This could be a fun debate here. Let’s consider it our second question of the day. From a press release…
Governor Rod R. Blagojevich’s top transportation officials were joined today by traffic safety and law enforcement advocates in urging legislators to sustain the Governor’s veto of Senate Bill 540, which would have raised the speed limit for trucks in Illinois to 65 miles per hour. The Governor has fought to keep the 55 mph speed limit in place for trucks on Illinois highways for the safety of everyone who travels our roads. During Gov. Blagojevich’s administration fatalities on state roads have dropped by 200 a year, the lowest levels since 1924.
“Raising the speed limit for trucks means more people will die in accidents. It takes a large truck traveling 65 miles per hour 40 percent longer to stop than a truck traveling 55 miles per hour. And that same truck traveling 65 miles per hour has an impact that is 40 percent more destructive than a truck at 55 miles per hour. That’s why I urge the Legislature to sustain my veto of SB 540.” […]
According to AAA and National Highway Traffic Safety Administration (NHTSA), when tractor-trailer trucks travel at speed rates of 55 mph or higher, it significantly increases the likelihood the truck will either jackknife or rollover. The vast majority of persons killed in crashes involving trucks are occupants of passenger vehicles, not trucks. […]
In 1996, the year after Missouri increased the speed limit for trucks, it recorded 70 more fatalities caused by large trucks, increasing from 97 to 167. If Illinois had a corresponding 72 percent increase as Missouri did, that could translate to 114 more fatalities in one year.
How do you feel about this one?
* Also, as an aside, that line about how traffic fatalities are at their lowest levels since 1924 is something that’s always fascinated me.
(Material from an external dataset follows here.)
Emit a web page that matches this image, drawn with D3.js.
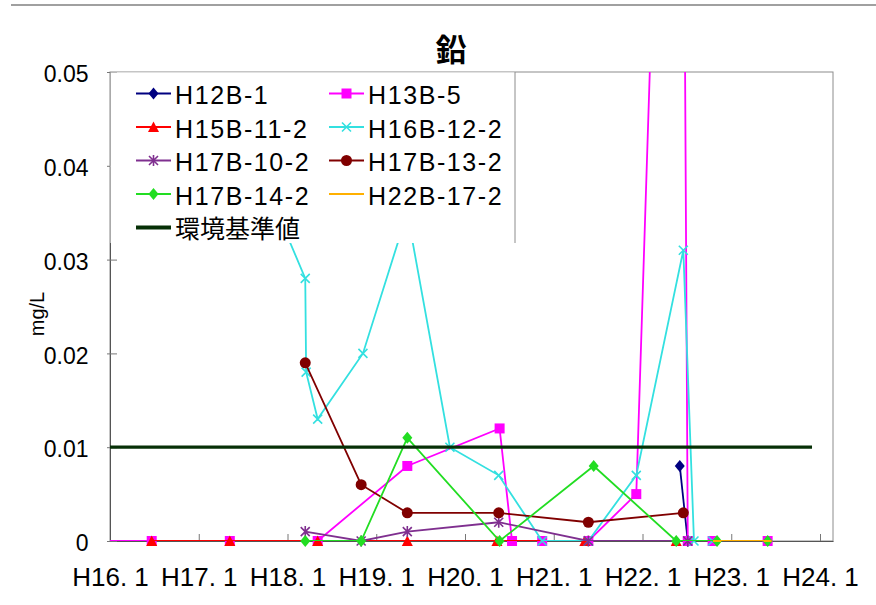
<!DOCTYPE html>
<html>
<head>
<meta charset="utf-8">
<script src="https://cdn.jsdelivr.net/npm/d3@7"></script>
<style>
  body { margin: 0; background: #fff; }
  svg { display: block; font-family: "Liberation Sans", Arial, sans-serif; }
</style>
</head>
<body>
<div id="chart"></div>
<script>
// 鉛 concentration per well, x = Heisei year (decimal), y = mg/L
const yearTicks = [16, 17, 18, 19, 20, 21, 22, 23, 24];
const valueTicks = [0, 0.01, 0.02, 0.03, 0.04, 0.05];

const h12b1   = [[22.42, 0.008], [22.51, 0]];
const h13b5   = [[15.8, 0], [16.47, 0], [17.35, 0], [18.34, 0], [19.35, 0.008], [20.39, 0.012],
                 [20.53, 0], [20.87, 0], [21.39, 0], [21.93, 0.005], [22.42, 0.15], [22.51, 0],
                 [22.79, 0], [23.41, 0]];
const h15b112 = [[16.47, 0], [17.35, 0], [18.34, 0], [19.35, 0], [20.36, 0], [21.35, 0], [22.38, 0]];
const h16b122 = [[17.35, 0.047], [18.2, 0.028], [18.21, 0.018], [18.34, 0.013], [18.85, 0.020],
                 [19.35, 0.035], [19.83, 0.010], [20.38, 0.007], [20.87, 0], [21.39, 0],
                 [21.93, 0.007], [22.46, 0.031], [22.58, 0], [22.79, 0]];
const h17b102 = [[18.2, 0.001], [18.83, 0], [19.35, 0.001], [20.38, 0.002], [21.39, 0], [22.51, 0]];
const h17b132 = [[18.2, 0.019], [18.83, 0.006], [19.35, 0.003], [20.38, 0.003], [21.39, 0.002], [22.46, 0.003]];
const h17b142 = [[18.2, 0], [18.83, 0], [19.35, 0.011], [20.39, 0], [21.45, 0.008], [22.38, 0],
                 [22.84, 0], [23.41, 0]];
const h22b172 = [[22.84, 0], [23.41, 0]];
const standard = [[16, 0.01], [23.91, 0.01]];

const series = [
  {name: "H12B-1",    data: h12b1,   color: "#000080", marker: "diamond"},
  {name: "H13B-5",    data: h13b5,   color: "#ff00ff", marker: "square"},
  {name: "H15B-11-2", data: h15b112, color: "#ff0000", marker: "triangle"},
  {name: "H16B-12-2", data: h16b122, color: "#33e0e0", marker: "x"},
  {name: "H17B-10-2", data: h17b102, color: "#7f2f8f", marker: "asterisk"},
  {name: "H17B-13-2", data: h17b132, color: "#800000", marker: "circle"},
  {name: "H17B-14-2", data: h17b142, color: "#22dd22", marker: "diamond"},
  {name: "H22B-17-2", data: h22b172, color: "#ffb000", marker: "dash"},
  {name: "環境基準値", data: standard, color: "#063006", marker: "none"}
];

const width = 876, height = 605,
      margin = ({top: 72, right: 43, bottom: 64, left: 110});

const svg = d3.select("#chart")
  .append("svg")
  .attr("width", width)
  .attr("height", height)
  .attr("viewBox", [0, 0, width, height]);

const x = d3.scaleLinear()
  .domain([16, 16 + (width - margin.right - margin.left) / 88.75])
  .range([margin.left, width - margin.right]);

const y = d3.scaleLinear()
  .domain([0, 0.05])
  .range([height - margin.bottom, margin.top]);

// top rule
svg.append("line")
  .attr("x1", 11).attr("x2", width)
  .attr("y1", 5).attr("y2", 5)
  .attr("stroke", "#a0a0a0").attr("stroke-width", 2);

// title
svg.append("text")
  .attr("x", 451).attr("y", 61)
  .attr("text-anchor", "middle")
  .style("font-family", "'Noto Sans CJK JP', sans-serif")
  .style("font-size", "31px")
  .style("font-weight", "bold")
  .text("鉛");

// plot frame
svg.append("rect")
  .attr("x", margin.left).attr("y", margin.top)
  .attr("width", width - margin.left - margin.right)
  .attr("height", height - margin.top - margin.bottom)
  .attr("fill", "#fff")
  .attr("stroke", "#8c8c8c");

const xAxis = g => g
  .attr("transform", `translate(0, ${y(0)})`)
  .call(d3.axisBottom(x)
    .tickValues(yearTicks)
    .tickSizeInner(-7).tickSizeOuter(0)
    .tickPadding(27)
    .tickFormat(d => `H${d}. 1`))
  .call(g => g.select(".domain").attr("stroke", "#555"))
  .call(g => g.selectAll(".tick line").attr("stroke", "#777"))
  .call(g => g.selectAll(".tick text").attr("fill", "#000").style("font-size", "26px"));

const yAxis = g => g
  .attr("transform", `translate(${margin.left}, 0)`)
  .call(d3.axisLeft(y)
    .tickValues(valueTicks)
    .tickSizeInner(-7).tickSizeOuter(0)
    .tickPadding(21.5)
    .tickFormat(d => d === 0 ? "0" : d.toFixed(2)))
  .call(g => g.select(".domain").attr("stroke", "#555"))
  .call(g => g.selectAll(".tick line").attr("x1", -3).attr("stroke", "#777"))
  .call(g => g.selectAll(".tick text").attr("fill", "#000").attr("dy", "0.42em").style("font-size", "23px"));

svg.append("g").call(xAxis);
svg.append("g").call(yAxis);

svg.append("text")
  .attr("transform", `translate(44, 314) rotate(-90)`)
  .attr("text-anchor", "middle")
  .style("font-size", "20px")
  .text("mg/L");

svg.append("clipPath").attr("id", "plot")
  .append("rect")
  .attr("x", margin.left).attr("y", margin.top)
  .attr("width", width - margin.left - margin.right)
  .attr("height", height - margin.top - margin.bottom);

const line = d3.line().x(d => x(d[0])).y(d => y(d[1]));

function drawMarker(g, type, color) {
  if (type === "square") {
    g.append("rect").attr("x", -5).attr("y", -5).attr("width", 10).attr("height", 10).attr("fill", color);
  } else if (type === "diamond") {
    g.append("path").attr("d", "M0,-6L5,0L0,6L-5,0Z").attr("fill", color);
  } else if (type === "triangle") {
    g.append("path").attr("d", "M0,-5.5L5.5,5L-5.5,5Z").attr("fill", color);
  } else if (type === "circle") {
    g.append("circle").attr("r", 5.5).attr("fill", color);
  } else if (type === "x") {
    g.append("path").attr("d", "M-4.5,-4.5L4.5,4.5M-4.5,4.5L4.5,-4.5").attr("stroke", color).attr("stroke-width", 1.6);
  } else if (type === "asterisk") {
    g.append("path").attr("d", "M-4.5,-4.5L4.5,4.5M-4.5,4.5L4.5,-4.5M0,-5.5L0,5.5").attr("stroke", color).attr("stroke-width", 1.6);
  } else if (type === "dash") {
    g.append("path").attr("d", "M-4,0L4,0").attr("stroke", color).attr("stroke-width", 2);
  }
}

for (let s of series) {
  const isStd = s.marker === "none";
  svg.append("path")
    .datum(s.data)
    .attr("clip-path", "url(#plot)")
    .attr("fill", "none")
    .attr("stroke", s.color)
    .attr("stroke-width", isStd ? 3.2 : 1.8)
    .attr("d", line);

  if (!isStd) {
    svg.selectAll(null)
      .data(s.data.filter(d => d[0] >= x.domain()[0] && d[1] <= y.domain()[1]))
      .join("g")
      .attr("transform", d => `translate(${x(d[0])}, ${y(d[1])})`)
      .each(function() { drawMarker(d3.select(this), s.marker, s.color); });
  }
}

// legend
const legend = svg.append("g");
legend.append("rect")
  .attr("x", margin.left + 0.5).attr("y", margin.top + 0.5)
  .attr("width", 515 - margin.left - 0.5).attr("height", 243 - margin.top - 0.5)
  .attr("fill", "#fff");
legend.append("line")
  .attr("x1", 515).attr("x2", 515)
  .attr("y1", margin.top).attr("y2", 243)
  .attr("stroke", "#8c8c8c");

const rowY = [93.5, 127, 160.5, 194, 227.5];
const colX = [136, 329];

series.forEach((s, i) => {
  const row = Math.floor(i / 2), col = i % 2;
  const g = legend.append("g")
    .attr("transform", `translate(${colX[col]}, ${rowY[row]})`);
  g.append("line")
    .attr("x1", 0).attr("x2", 35)
    .attr("stroke", s.color)
    .attr("stroke-width", s.marker === "none" ? 4 : 2);
  const m = g.append("g").attr("transform", "translate(17.5, 0)");
  drawMarker(m, s.marker, s.color);
  g.append("text")
    .attr("x", 39).attr("y", 2)
    .attr("dy", "0.35em")
    .style("font-size", "25px")
    .style("letter-spacing", s.marker === "none" ? "0px" : "1.6px")
    .style("font-family", s.marker === "none" ? "'Noto Sans CJK JP', sans-serif" : null)
    .text(s.name);
});
</script>
</body>
</html>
Check this out from 1999…
Six times as many people drive today as in 1925, and the number of motor vehicles in the country has increased 11-fold since then to approximately 215 million. The number of miles traveled in motor vehicles is 10 times higher than in the mid-1920s. Despite this steep increase in motor-vehicle travel, the annual death rate has declined from 18 per 100 million vehicle miles traveled (VMT) in 1925 to 1.7 per 100 million VMT in 1997 - a 90% decrease.
* Here are some more Illinois stats, taken from the guv’s press release…
There were 1,454 total fatalities in 2003 and by 2006 the number of fatalities in Illinois was down to 1,254, the lowest number of fatalities since 1924, when there were 1,065.